TO DO
Do not copy the pictures. Write out the lines from the start of the entries through the line containing "19.9, 22.3, 23.8];".

MATERIAL PROVIDED

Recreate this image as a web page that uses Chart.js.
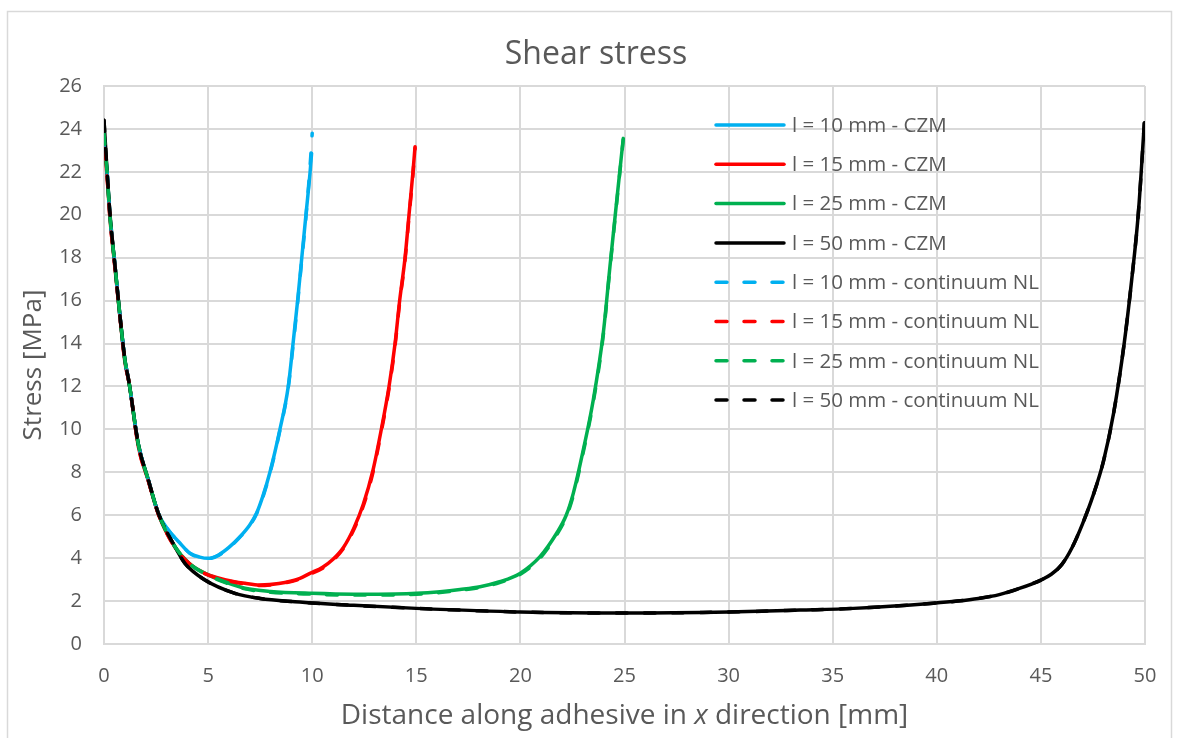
<!DOCTYPE html>
<html lang="en">
<head>
  <meta charset="UTF-8">
  <title>Shear stress</title>
  <script src="https://cdn.jsdelivr.net/npm/chart.js"></script>
  <style>
    body {
      margin: 0;
      background: #ffffff;
    }
    #wrap {
      width: 1178px;
      height: 738px;
    }
  </style>
</head>
<body>
  <div id="wrap">
    <canvas id="stressChart" width="1178" height="738"></canvas>
  </div>

  <script>
    // Values: distance x [mm], stress [MPa]
    const czm10X = [0, 0.13, 0.29, 0.53, 0.77, 1.01, 1.2, 1.65, 2.13, 2.61, 3.1, 3.6, 4.13, 4.6, 5.0, 5.5, 6.0, 6.53, 7.0, 7.33, 7.65, 7.97, 8.45, 8.85, 9.08, 9.3, 9.5, 9.7, 9.9, 9.97];
    const czm10Y = [23.3, 22.2, 19.9, 17.6, 15.25, 13.2, 12.2, 9.3, 7.64, 6.09, 5.3, 4.75, 4.23, 4.05, 3.99, 4.15, 4.5, 5.0, 5.55, 6.1, 6.95, 8.0, 10.0, 12.0, 14.0, 16.0, 18.0, 20.0, 22.0, 22.86];
    const nl10X = [0, 0.13, 0.29, 0.53, 0.77, 1.01, 1.2, 1.65, 2.13, 2.61, 3.1, 3.6, 4.13, 4.6, 5.0, 5.5, 6.0, 6.53, 7.0, 7.33, 7.65, 7.97, 8.45, 8.85, 9.08, 9.3, 9.5, 9.7, 9.9, 10.0];
    const nl10Y = [23.3, 22.2, 19.9, 17.6, 15.25, 13.2, 12.2, 9.3, 7.64, 6.09, 5.3, 4.75, 4.22, 4.04, 3.98, 4.13, 4.48, 4.98, 5.52, 6.07, 6.9, 7.95, 9.95, 11.95, 13.9, 15.9, 17.9, 19.9, 22.3, 23.8];

    const czm15X = [0, 0.13, 0.29, 0.53, 0.77, 1.01, 1.2, 1.65, 2.13, 2.61, 3.41, 4.1, 4.85, 5.8, 6.77, 7.49, 8.4, 9.41, 9.89, 10.5, 11.0, 11.5, 12.0, 12.45, 12.92, 13.3, 13.69, 13.98, 14.2, 14.46, 14.65, 14.84, 14.94];
    const czm15Y = [23.1, 22.0, 19.8, 17.5, 15.2, 13.1, 12.2, 9.2, 7.6, 6.05, 4.5, 3.75, 3.29, 3.0, 2.83, 2.75, 2.82, 3.06, 3.29, 3.58, 3.95, 4.5, 5.4, 6.5, 8.1, 9.9, 12.0, 14.0, 16.0, 18.0, 20.0, 22.0, 23.17];
    const nl15X = czm15X;
    const nl15Y = [23.1, 22.0, 19.8, 17.5, 15.2, 13.1, 12.2, 9.2, 7.6, 6.05, 4.5, 3.75, 3.28, 2.98, 2.8, 2.72, 2.8, 3.03, 3.25, 3.53, 3.9, 4.45, 5.33, 6.42, 8.0, 9.8, 11.9, 13.9, 15.9, 17.9, 19.9, 21.9, 23.1];

    const czm25X = [0, 0.13, 0.29, 0.53, 0.77, 1.01, 1.2, 1.65, 2.13, 2.61, 3.41, 4.1, 4.85, 5.8, 6.77, 8.0, 10.0, 12.0, 14.0, 15.0, 16.14, 17.1, 18.06, 19.0, 19.98, 20.94, 21.74, 22.2, 22.54, 23.02, 23.5, 23.98, 24.3, 24.63, 24.94];
    const czm25Y = [23.8, 22.2, 19.9, 17.6, 15.25, 13.2, 12.2, 9.3, 7.64, 6.09, 4.53, 3.75, 3.29, 2.9, 2.6, 2.45, 2.36, 2.32, 2.33, 2.36, 2.44, 2.54, 2.67, 2.9, 3.29, 4.07, 5.16, 6.0, 7.02, 9.04, 11.37, 14.48, 17.58, 20.69, 23.56];
    const nl25X = czm25X;
    const nl25Y = [23.8, 22.2, 19.9, 17.6, 15.25, 13.2, 12.2, 9.3, 7.64, 6.09, 4.53, 3.74, 3.27, 2.87, 2.57, 2.41, 2.32, 2.28, 2.29, 2.32, 2.4, 2.5, 2.63, 2.86, 3.24, 4.0, 5.08, 5.92, 6.92, 8.94, 11.27, 14.38, 17.5, 20.6, 23.5];

    const czm50X = [0, 0.13, 0.29, 0.53, 0.77, 1.01, 1.2, 1.65, 2.13, 2.61, 3.41, 3.89, 4.85, 6.29, 7.5, 9.17, 12.0, 15.0, 20.0, 25.0, 30.0, 33.43, 36.0, 39.83, 41.0, 42.0, 43.0, 44.0, 45.0, 45.5, 46.0, 46.5, 47.0, 47.5, 48.0, 48.5, 49.0, 49.36, 49.68, 49.97];
    const czm50Y = [24.4, 22.3, 20.0, 17.6, 15.25, 13.2, 12.2, 9.3, 7.64, 6.09, 4.53, 3.76, 2.98, 2.36, 2.12, 1.97, 1.8, 1.66, 1.49, 1.44, 1.49, 1.58, 1.66, 1.9, 2.0, 2.12, 2.3, 2.6, 2.98, 3.25, 3.7, 4.5, 5.6, 6.9, 8.5, 10.8, 14.0, 16.96, 20.07, 24.29];
    const nl50X = czm50X;
    const nl50Y = [24.4, 22.3, 20.0, 17.6, 15.25, 13.2, 12.2, 9.3, 7.64, 6.09, 4.53, 3.76, 2.98, 2.36, 2.12, 1.97, 1.8, 1.66, 1.49, 1.44, 1.49, 1.58, 1.66, 1.9, 2.0, 2.12, 2.3, 2.6, 2.98, 3.25, 3.7, 4.5, 5.6, 6.9, 8.5, 10.8, 14.0, 16.96, 20.07, 24.29];

    const seriesLabels = [
      'l = 10 mm - CZM', 'l = 15 mm - CZM', 'l = 25 mm - CZM', 'l = 50 mm - CZM',
      'l = 10 mm - continuum NL', 'l = 15 mm - continuum NL', 'l = 25 mm - continuum NL', 'l = 50 mm - continuum NL'
    ];
    const seriesColors = ['#00B0F0', '#FF0000', '#00B050', '#000000'];
    const xTicks = [0, 5, 10, 15, 20, 25, 30, 35, 40, 45, 50];
    const yTicks = [0, 2, 4, 6, 8, 10, 12, 14, 16, 18, 20, 22, 24, 26];

    const textColor = '#595959';
    const gridColor = '#d9d9d9';
    const fontFamily = "'Open Sans', sans-serif";

    function toPoints(xs, ys) {
      return xs.map((x, i) => ({ x: x, y: ys[i] }));
    }

    const seriesData = [
      toPoints(czm10X, czm10Y), toPoints(czm15X, czm15Y), toPoints(czm25X, czm25Y), toPoints(czm50X, czm50Y),
      toPoints(nl10X, nl10Y), toPoints(nl15X, nl15Y), toPoints(nl25X, nl25Y), toPoints(nl50X, nl50Y)
    ];

    const DASH = [11, 17];

    const datasets = seriesData.map((pts, i) => ({
      label: seriesLabels[i],
      data: pts,
      borderColor: seriesColors[i % 4],
      backgroundColor: seriesColors[i % 4],
      borderWidth: 3.5,
      borderDash: i >= 4 ? DASH : [],
      borderCapStyle: 'round',
      borderJoinStyle: 'round',
      showLine: true,
      pointRadius: 0,
      cubicInterpolationMode: 'monotone',
      fill: false,
      // later series are drawn on top, like the original
      order: 8 - i
    }));

    // Frame, title, axis titles and legend drawn inside the canvas
    const decorPlugin = {
      id: 'decor',
      beforeDraw(chart) {
        const ctx = chart.ctx;
        ctx.save();
        ctx.strokeStyle = gridColor;
        ctx.lineWidth = 1.5;
        ctx.strokeRect(7.5, 11.5, 1164, 740);
        ctx.restore();
      },
      afterDatasetsDraw(chart) {
        const ctx = chart.ctx;
        const area = chart.chartArea;
        ctx.save();
        ctx.fillStyle = textColor;

        // chart title
        ctx.font = "32px " + fontFamily;
        ctx.textAlign = 'center';
        ctx.textBaseline = 'middle';
        ctx.fillText('Shear stress', 596, 55);

        // y axis title
        ctx.save();
        ctx.translate(34, (area.top + area.bottom) / 2);
        ctx.rotate(-Math.PI / 2);
        ctx.font = "26px " + fontFamily;
        ctx.fillText('Stress [MPa]', 0, 0);
        ctx.restore();

        // x axis title with italic x
        const parts = [
          { t: 'Distance along adhesive in ', f: "28px " + fontFamily },
          { t: 'x', f: "italic 28px " + fontFamily },
          { t: ' direction [mm]', f: "28px " + fontFamily }
        ];
        let total = 0;
        parts.forEach(p => { ctx.font = p.f; p.w = ctx.measureText(p.t).width; total += p.w; });
        let px = (area.left + area.right) / 2 - total / 2;
        ctx.textAlign = 'left';
        parts.forEach(p => { ctx.font = p.f; ctx.fillText(p.t, px, 716); px += p.w; });

        // legend
        ctx.font = "20.5px " + fontFamily;
        chart.data.datasets.forEach((ds, i) => {
          const y = 125 + i * 39.3;
          ctx.beginPath();
          ctx.strokeStyle = ds.borderColor;
          ctx.lineWidth = 3.5;
          ctx.lineCap = 'round';
          ctx.setLineDash(ds.borderDash);
          ctx.moveTo(716, y);
          ctx.lineTo(784, y);
          ctx.stroke();
          ctx.setLineDash([]);
          ctx.fillStyle = textColor;
          ctx.fillText(ds.label, 792, y + 1);
        });
        ctx.restore();
      }
    };

    const ctx = document.getElementById('stressChart').getContext('2d');
    const stressChart = new Chart(ctx, {
      type: 'scatter',
      data: { datasets: datasets },
      plugins: [decorPlugin],
      options: {
        responsive: false,
        animation: false,
        events: [],
        layout: {
          padding: { top: 86, right: 33, left: 0, bottom: 0 }
        },
        plugins: {
          legend: { display: false },
          title: { display: false },
          tooltip: { enabled: false }
        },
        scales: {
          x: {
            type: 'linear',
            min: 0,
            max: 50,
            afterFit: (scale) => { scale.height = 94; },
            afterBuildTicks: (scale) => { scale.ticks = xTicks.map(v => ({ value: v })); },
            grid: { color: gridColor, lineWidth: 2, drawTicks: false },
            border: { color: gridColor, width: 2 },
            ticks: {
              color: textColor,
              padding: 20,
              font: { family: fontFamily, size: 20 }
            }
          },
          y: {
            type: 'linear',
            min: 0,
            max: 26,
            afterFit: (scale) => { scale.width = 104; },
            afterBuildTicks: (scale) => { scale.ticks = yTicks.map(v => ({ value: v })); },
            grid: { color: gridColor, lineWidth: 2, drawTicks: false },
            border: { color: gridColor, width: 2 },
            ticks: {
              color: textColor,
              padding: 22,
              font: { family: fontFamily, size: 20 }
            }
          }
        }
      }
    });
  </script>
</body>
</html>
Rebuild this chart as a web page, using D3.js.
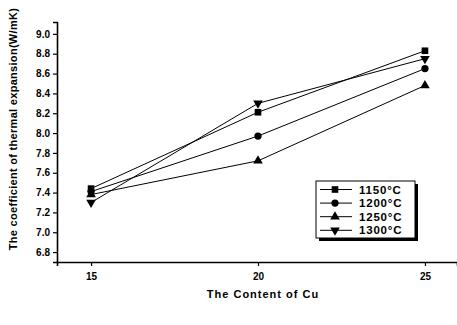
<!DOCTYPE html>
<html><head><meta charset="utf-8">
<script src="https://cdn.jsdelivr.net/npm/d3@7"></script>
<style>body{margin:0;background:#fff}svg{display:block}</style>
</head><body>
<svg id="c" width="457" height="325"></svg>
<script>
const xValues = [15, 20, 25];
const seriesNames = ["1150°C", "1200°C", "1250°C", "1300°C"];
const s1150 = [7.44, 8.21, 8.83];
const s1200 = [7.41, 7.97, 8.65];
const s1250 = [7.38, 7.72, 8.48];
const s1300 = [7.30, 8.30, 8.75];
const yTicks = [6.8, 7.0, 7.2, 7.4, 7.6, 7.8, 8.0, 8.2, 8.4, 8.6, 8.8, 9.0];
const xTicks = [15, 20, 25];
const symbols = ["square", "circle", "triangle", "triangleDown"];

const svg = d3.select("#c");
const x = d3.scaleLinear().domain([13.98, 25.96]).range([57, 457]);
const y = d3.scaleLinear().domain([6.7, 9.12]).range([262, 22]);
const font = "Arial, 'Liberation Sans', sans-serif";

const xAxis = svg.append("g").attr("transform", "translate(0,262)")
  .call(d3.axisBottom(x).tickValues(xTicks).tickFormat(d3.format("d")).tickSizeOuter(0).tickSize(4));
const yAxis = svg.append("g").attr("transform", "translate(57,0)")
  .call(d3.axisLeft(y).tickValues(yTicks).tickFormat(d3.format(".1f")).tickSizeOuter(0).tickSize(4));
[xAxis, yAxis].forEach(g => {
  g.selectAll("path").attr("stroke", "#000").attr("stroke-width", 1.6);
  g.selectAll("line").attr("stroke", "#000").attr("stroke-width", 1.2);
  g.selectAll("text").attr("font-family", font).attr("font-weight", "bold").attr("font-size", 10).attr("fill", "#000");
});
xAxis.selectAll("text").attr("dy", "1.05em");

svg.append("text").attr("x", 263).attr("y", 298).attr("text-anchor", "middle")
  .attr("font-family", font).attr("font-weight", "bold").attr("font-size", 11).attr("letter-spacing", 1)
  .text("The Content of Cu");
svg.append("text").attr("transform", "translate(17,129) rotate(-90)").attr("text-anchor", "middle")
  .attr("font-family", font).attr("font-weight", "bold").attr("font-size", 11).attr("letter-spacing", 0.3)
  .text("The coefficient of thermal expansion(W/mK)");

const data = [s1150, s1200, s1250, s1300];
const symType = {square: d3.symbolSquare, circle: d3.symbolCircle, triangle: d3.symbolTriangle, triangleDown: d3.symbolTriangle};
function sym(g, kind, cx, cy) {
  const size = kind === "circle" ? 42 : kind === "square" ? 44 : 40;
  g.append("path").attr("d", d3.symbol().type(symType[kind]).size(size)())
    .attr("transform", `translate(${cx},${cy})` + (kind === "triangleDown" ? " rotate(180)" : ""))
    .attr("fill", "#000");
}
const line = d3.line().x((d, i) => x(xValues[i])).y(d => y(d));
data.forEach((s, k) => {
  svg.append("path").attr("d", line(s)).attr("fill", "none").attr("stroke", "#000").attr("stroke-width", 1);
  s.forEach((v, i) => sym(svg, symbols[k], x(xValues[i]), y(v)));
});

// legend
const lg = svg.append("g");
const lx = 316, ly = 181, lw = 99, lh = 57;
lg.append("rect").attr("x", lx + 3).attr("y", ly + 3).attr("width", lw).attr("height", lh).attr("fill", "#000");
lg.append("rect").attr("x", lx).attr("y", ly).attr("width", lw).attr("height", lh).attr("fill", "#fff").attr("stroke", "#000").attr("stroke-width", 1);
seriesNames.forEach((n, k) => {
  const yy = ly + 8.5 + k * 13.6;
  lg.append("line").attr("x1", lx + 4).attr("x2", lx + 36).attr("y1", yy).attr("y2", yy).attr("stroke", "#000").attr("stroke-width", 1);
  sym(lg, symbols[k], lx + 19, yy);
  lg.append("text").attr("x", lx + 43).attr("y", yy + 4).attr("font-family", font).attr("font-weight", "bold")
    .attr("font-size", 11.5).attr("letter-spacing", 0.8).text(n);
});
</script>
</body></html>
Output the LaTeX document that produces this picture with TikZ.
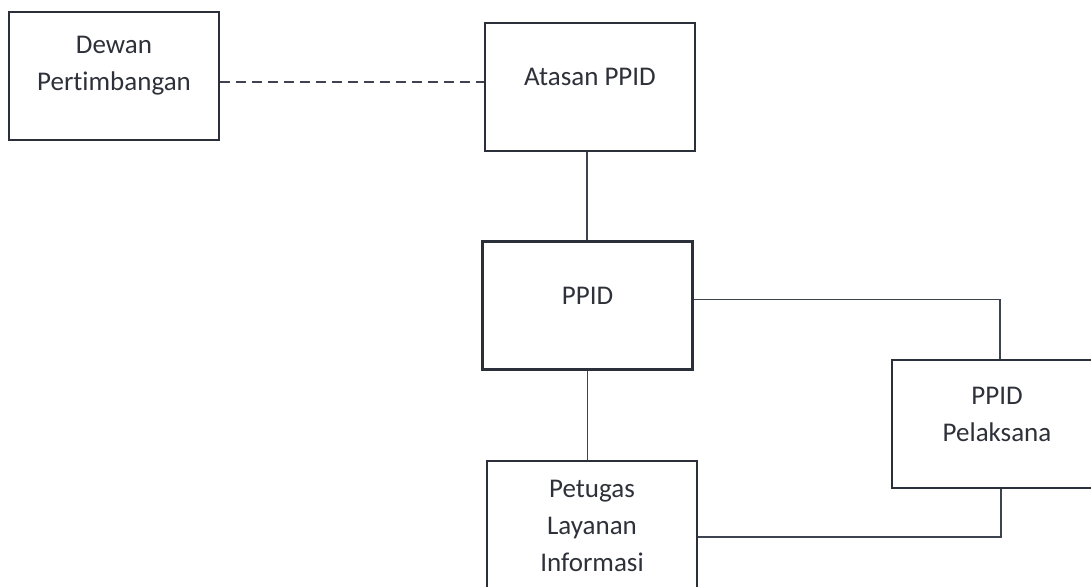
\documentclass[tikz,border=0pt]{standalone}
\usepackage{fontspec}
\setmainfont{Carlito}[Ligatures={NoCommon}]
\definecolor{boxline}{HTML}{2B2F3A}
\definecolor{txt}{HTML}{2E3139}
\definecolor{conn}{HTML}{3E4350}
\begin{document}
\begin{tikzpicture}[x=0.5pt,y=-0.5pt,
  orgbox/.style={draw=boxline,line width=1.2pt,fill=white,inner sep=0pt,minimum width=105pt,minimum height=64pt},
  orgtext/.style={text=txt,align=center,inner sep=0pt,font=\fontsize{13.5pt}{18.5pt}\selectfont},
  link/.style={draw=conn,line width=0.6pt}]
\useasboundingbox (0,0) rectangle (1091,586);
\clip (0,0) rectangle (1091,586);
\node[orgbox] (dewan) at (114,76) {};
\node[orgtext] (dewanT) at (114,66) {Dewan\\Pertimbangan};
\node[orgbox] (atasan) at (590,87) {};
\node[orgtext] (atasanT) at (590,77) {Atasan PPID};
\node[orgbox] (ppid) at (587.5,305.5) {};
\node[orgtext] (ppidT) at (587.5,296) {PPID};
\node[orgbox,minimum height=76pt] (petugas) at (592,537) {};
\node[orgtext] (petugasT) at (592,526) {Petugas\\Layanan\\Informasi};
\node[orgbox] (pelaksana) at (997,424) {};
\node[orgtext] (pelaksanaT) at (997,414) {PPID\\Pelaksana};
\coordinate (dashEnd) at ([yshift=2.5pt]atasan.west);
\draw[link,dashed,dash pattern=on 5pt off 3pt] (dewan.east |- dashEnd) -- (dashEnd);
\coordinate (atasanFoot) at ([xshift=-1.5pt]atasan.south);
\draw[link] (atasanFoot) -- (atasanFoot |- ppid.north);
\draw[link] (ppid.south) -- (ppid.south |- petugas.north);
\draw[link] ([yshift=3pt]ppid.east) -| ([xshift=1.5pt]pelaksana.north);
\draw[link] (petugas.east) -| ([xshift=2pt]pelaksana.south);
\end{tikzpicture}
\end{document}
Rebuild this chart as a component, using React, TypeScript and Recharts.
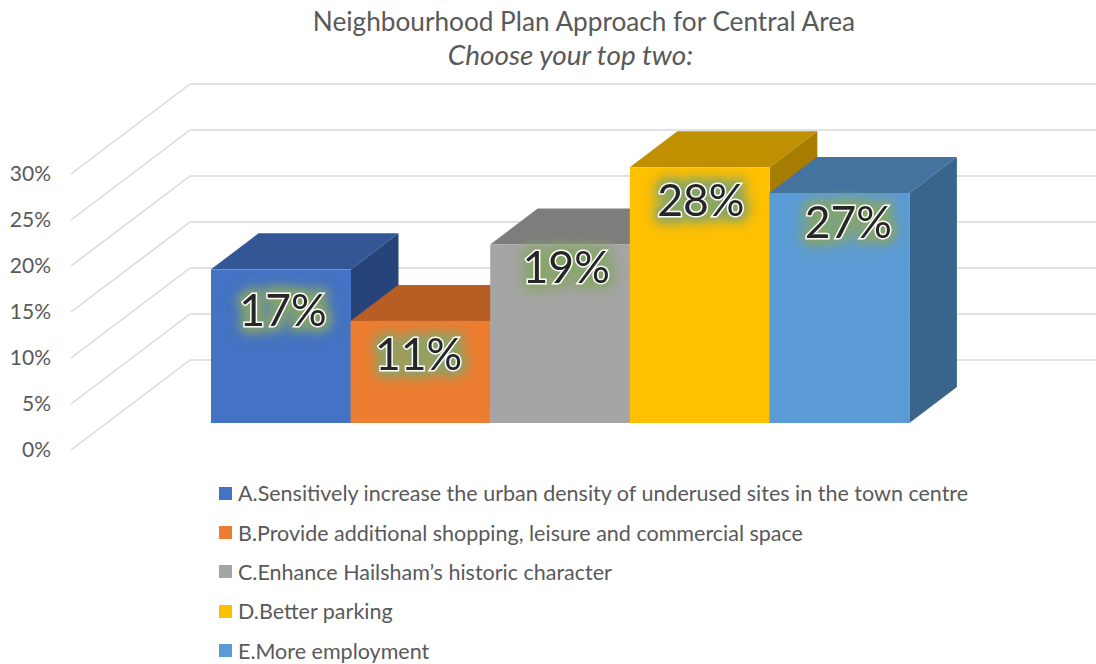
import { BarChart, Bar, XAxis, YAxis, CartesianGrid, LabelList } from 'recharts';

const categories = ['A', 'B', 'C', 'D', 'E'];
const barValues = [16.7, 11.1, 19.4, 27.8, 25];
const valueLabels = ['17%', '11%', '19%', '28%', '27%'];
const legendLabels = [
  'A.Sensitively increase the urban density of underused sites in the town centre',
  'B.Provide additional shopping, leisure and commercial space',
  'C.Enhance Hailsham’s historic character',
  'D.Better parking',
  'E.More employment',
];
const yTicks = [0, 5, 10, 15, 20, 25, 30];

const frontColors = ['#4472c4', '#ed7d31', '#a5a5a5', '#ffc000', '#5b9bd5'];
const topColors = ['#335795', '#b85e24', '#7d7d7d', '#bf9000', '#44739f'];
const sideColors = ['#27447a', '#a9561f', '#6f6f6f', '#a67d00', '#39648c'];

// labels were moved by hand in the original
const labelShiftX = [2, -2, 6, 1, 9];
const labelDrop = [41, 34, 23, 33, 29];

const data = categories.map((name, i) => ({ name, value: barValues[i], label: valueLabels[i] }));

const FONT = 'Lato, "Open Sans", sans-serif';
const GRID = '#d9d9d9';
const DEPTH_X = 47.5;
const DEPTH_Y = 36;

function Box3D({ x, y, width, height, index }: any) {
  const r = x + width;
  const b = y + height;
  return (
    <g>
      <polygon points={`${x},${y} ${r},${y} ${r + DEPTH_X},${y - DEPTH_Y} ${x + DEPTH_X},${y - DEPTH_Y}`} fill={topColors[index]} />
      <polygon points={`${r},${y} ${r + DEPTH_X},${y - DEPTH_Y} ${r + DEPTH_X},${b - DEPTH_Y} ${r},${b}`} fill={sideColors[index]} />
      <rect x={x} y={y} width={width} height={height} fill={frontColors[index]} />
    </g>
  );
}

// wall line plus the slanted floor line running to the axis label
function GridLine({ y1, x1 }: any) {
  const backY = y1 - 63;
  return (
    <g>
      <line x1={x1 - 21} y1={backY} x2={1096} y2={backY} stroke={GRID} strokeWidth={1.5} />
      <line x1={x1 - 21} y1={backY} x2={71} y2={backY + 90} stroke={GRID} strokeWidth={1.5} />
    </g>
  );
}

function YTick({ y, payload }: any) {
  return (
    <text x={51} y={y + 27} dy="0.35em" textAnchor="end" fontFamily={FONT} fontSize={21} fill="#595959">
      {payload.value}%
    </text>
  );
}

function ValueLabel({ x, y, width, index, value }: any) {
  return (
    <text
      x={x + width / 2 + labelShiftX[index]}
      y={y + labelDrop[index]}
      dy="0.35em"
      textAnchor="middle"
      fontFamily={FONT}
      fontSize={44.5}
      fill="#262626"
      stroke="#ffffff"
      strokeWidth={3}
      paintOrder="stroke"
      style={{
        filter:
          'drop-shadow(0 0 6px rgba(135,165,105,0.95)) drop-shadow(0 0 6px rgba(135,165,105,0.95)) drop-shadow(0 0 5px rgba(135,165,105,0.8))',
      }}
    >
      {value}
    </text>
  );
}

export default function App() {
  return (
    <div style={{ position: 'absolute', left: 0, top: 0, width: 1096, height: 664, background: '#fff', overflow: 'hidden', fontFamily: FONT }}>
      <BarChart
        width={1096}
        height={664}
        data={data}
        barCategoryGap={0}
        margin={{ top: 147, left: 171, right: 187, bottom: 241 }}
      >
        <CartesianGrid vertical={false} horizontal={(p: any) => <GridLine key={p.key} {...p} />} />
        <XAxis dataKey="name" hide />
        <YAxis
          width={40}
          domain={[0, 30]}
          ticks={yTicks}
          interval={0}
          axisLine={false}
          tickLine={false}
          tick={(p: any) => <YTick {...p} />}
        />
        <Bar dataKey="value" isAnimationActive={false} shape={(p: any) => <Box3D {...p} />}>
          <LabelList dataKey="label" content={(p: any) => <ValueLabel {...p} />} />
        </Bar>
      </BarChart>

      <div style={{ position: 'absolute', left: 0, top: 4, width: 1168, textAlign: 'center', color: '#595959', fontSize: 26.2, lineHeight: '34px' }}>
        <div>Neighbourhood Plan Approach for Central Area</div>
        <div style={{ fontStyle: 'italic', fontSize: 27.9, marginLeft: -27, marginTop: -1 }}>Choose your top two:</div>
      </div>

      <div style={{ position: 'absolute', left: 219, top: 473.5 }}>
        {legendLabels.map((text, i) => (
          <div key={text} style={{ display: 'flex', alignItems: 'center', height: 39.4, color: '#595959', fontSize: 21.5, whiteSpace: 'nowrap' }}>
            <span style={{ width: 13, height: 13, marginRight: 6, background: frontColors[i] }} />
            {text}
          </div>
        ))}
      </div>
    </div>
  );
}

COMPLETED TASK
Recreate this image as a web page that uses Chart.js.
<!DOCTYPE html>
<html lang="en">
<head>
  <meta charset="UTF-8">
  <title>Shear stress</title>
  <script src="https://cdn.jsdelivr.net/npm/chart.js"></script>
  <style>
    body {
      margin: 0;
      background: #ffffff;
    }
    #wrap {
      width: 1178px;
      height: 738px;
    }
  </style>
</head>
<body>
  <div id="wrap">
    <canvas id="stressChart" width="1178" height="738"></canvas>
  </div>

  <script>
    // Values: distance x [mm], stress [MPa]
    const czm10X = [0, 0.13, 0.29, 0.53, 0.77, 1.01, 1.2, 1.65, 2.13, 2.61, 3.1, 3.6, 4.13, 4.6, 5.0, 5.5, 6.0, 6.53, 7.0, 7.33, 7.65, 7.97, 8.45, 8.85, 9.08, 9.3, 9.5, 9.7, 9.9, 9.97];
    const czm10Y = [23.3, 22.2, 19.9, 17.6, 15.25, 13.2, 12.2, 9.3, 7.64, 6.09, 5.3, 4.75, 4.23, 4.05, 3.99, 4.15, 4.5, 5.0, 5.55, 6.1, 6.95, 8.0, 10.0, 12.0, 14.0, 16.0, 18.0, 20.0, 22.0, 22.86];
    const nl10X = [0, 0.13, 0.29, 0.53, 0.77, 1.01, 1.2, 1.65, 2.13, 2.61, 3.1, 3.6, 4.13, 4.6, 5.0, 5.5, 6.0, 6.53, 7.0, 7.33, 7.65, 7.97, 8.45, 8.85, 9.08, 9.3, 9.5, 9.7, 9.9, 10.0];
    const nl10Y = [23.3, 22.2, 19.9, 17.6, 15.25, 13.2, 12.2, 9.3, 7.64, 6.09, 5.3, 4.75, 4.22, 4.04, 3.98, 4.13, 4.48, 4.98, 5.52, 6.07, 6.9, 7.95, 9.95, 11.95, 13.9, 15.9, 17.9, 19.9, 22.3, 23.8];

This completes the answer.